I was astonished and laughed as I exclaimed, “That was YOU?!  Well, I’m glad you decided to buy another cottage in Richland Meadows . . . otherwise, you wouldn’t have been here this morning.”

Upon reaching Jeff’s cottage, we were met at the door by his roommate, Brett Bergstrom, a young guitarist recently transplanted to Nashville. For the second time, I was offered dry sweat-pants and shirt to replace my wet clothing. After I was dry and warm, Brett whipped up a late breakfast of fried bologna, buttered toast, and scrambled eggs — absolutely the most delicious, most appreciated meal I have ever eaten!

After breakfast, Jeff attached his outboard motor boat to his truck and left us to continue his volunteer efforts for flood victims, while Brett answered the telephone and relayed messages to fellow volunteers. During the long afternoon, while hard rainfall relentlessly drummed on the roof, Brett strummed his guitar while composing music and lyrics to commemorate the Great Flood of 2010: “Ilene’s Song.” I was deeply moved by his sensitive compassion for this flood refugee and very honored by his plaintive song of survival.

When my younger son came to retrieve me around 4:00 p.m., we drove to my Meadowcrest cottage to take post-flood photographs. Later, traveling the two miles west to his home, we were silently absorbed in our own thoughts. I was sated with profound gratitude for my neighbors’ kindnesses as I mulled over the day’s benevolent events. And I repeatedly chastised myself: How could I have worried selfishly about losing books this morning when such a massive catastrophe as Richland Creek’s rampage was overwhelming all the lower creek-side neighbors?

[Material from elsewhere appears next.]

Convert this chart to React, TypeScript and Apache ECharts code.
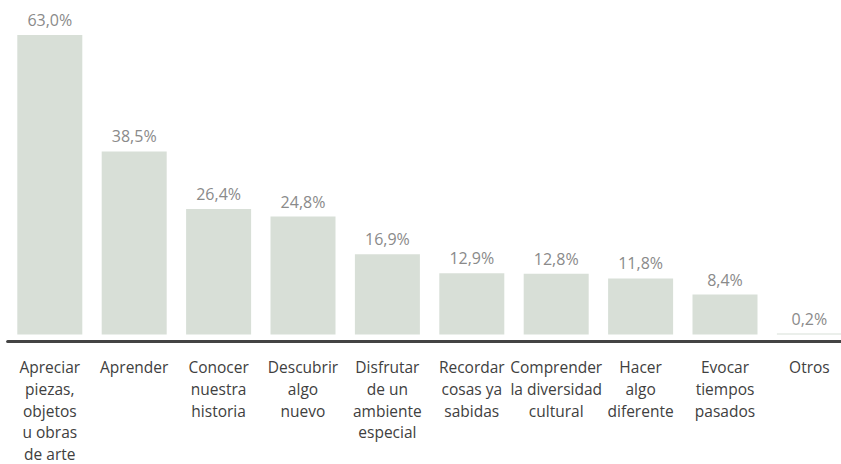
import React, { useEffect, useRef } from "react";
import * as echarts from "echarts";

const categories = [
  "Apreciar\npiezas,\nobjetos\nu obras\nde arte",
  "Aprender",
  "Conocer\nnuestra\nhistoria",
  "Descubrir\nalgo\nnuevo",
  "Disfrutar\nde un\nambiente\nespecial",
  "Recordar\ncosas ya\nsabidas",
  "Comprender\nla diversidad\ncultural",
  "Hacer\nalgo\ndiferente",
  "Evocar\ntiempos\npasados",
  "Otros",
];
const values = [63.0, 38.5, 26.4, 24.8, 16.9, 12.9, 12.8, 11.8, 8.4, 0.2];

export default function App() {
  const ref = useRef<HTMLDivElement>(null);
  useEffect(() => {
    if (!ref.current) return;
    const chart = echarts.init(ref.current, null, { renderer: "svg" });
    chart.setOption({
      animation: false,
      backgroundColor: "#ffffff",
      grid: {
        left: 7.6,
        top: 35,
        width: 844,
        bottom: 129.5,
        containLabel: false,
        outerBoundsMode: "none",
      },
      xAxis: {
        type: "category",
        data: categories,
        offset: 7,
        axisLine: { show: true, onZero: false, lineStyle: { color: "#444444", width: 3 } },
        axisTick: { show: false },
        axisLabel: {
          interval: 0,
          margin: 15,
          color: "#404040",
          fontFamily: "Open Sans",
          fontSize: 15.5,
          lineHeight: 21.7,
          align: "center",
        },
      },
      yAxis: {
        type: "value",
        min: 0,
        max: 63,
        show: false,
        splitLine: { show: false },
      },
      series: [
        {
          type: "bar",
          data: values,
          barWidth: 65,
          itemStyle: { color: "#d8dfd7" },
          label: {
            show: true,
            position: "top",
            distance: 7,
            color: "#8a8a8a",
            fontFamily: "Open Sans",
            fontSize: 16,
            formatter: (p: any) => p.value.toFixed(1).replace(".", ",") + "%",
          },
        },
      ],
    });
    return () => chart.dispose();
  }, []);
  return (
    <div
      ref={ref}
      style={{ position: "fixed", left: 0, top: 0, width: 841, height: 464 }}
    />
  );
}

The sought-after answer suddenly flashed through my brain: Life-saving assistance from my previously unknown neighbors was the appropriate response of any lurking-nearby guardian angels to my prayer for a miracle of epic proportions. They had, indeed, been there — ready and willing to help — but I had lost focus on what I needed most. Thank goodness, guardian angels never lose focus and provide what’s best for us, not what we think we want.


This personal story of survival on May 2 is but one of the myriad miracles affecting the lives of thousands upon thousands of uprooted victims of the Great Flood of 2010 in Nashville and environs.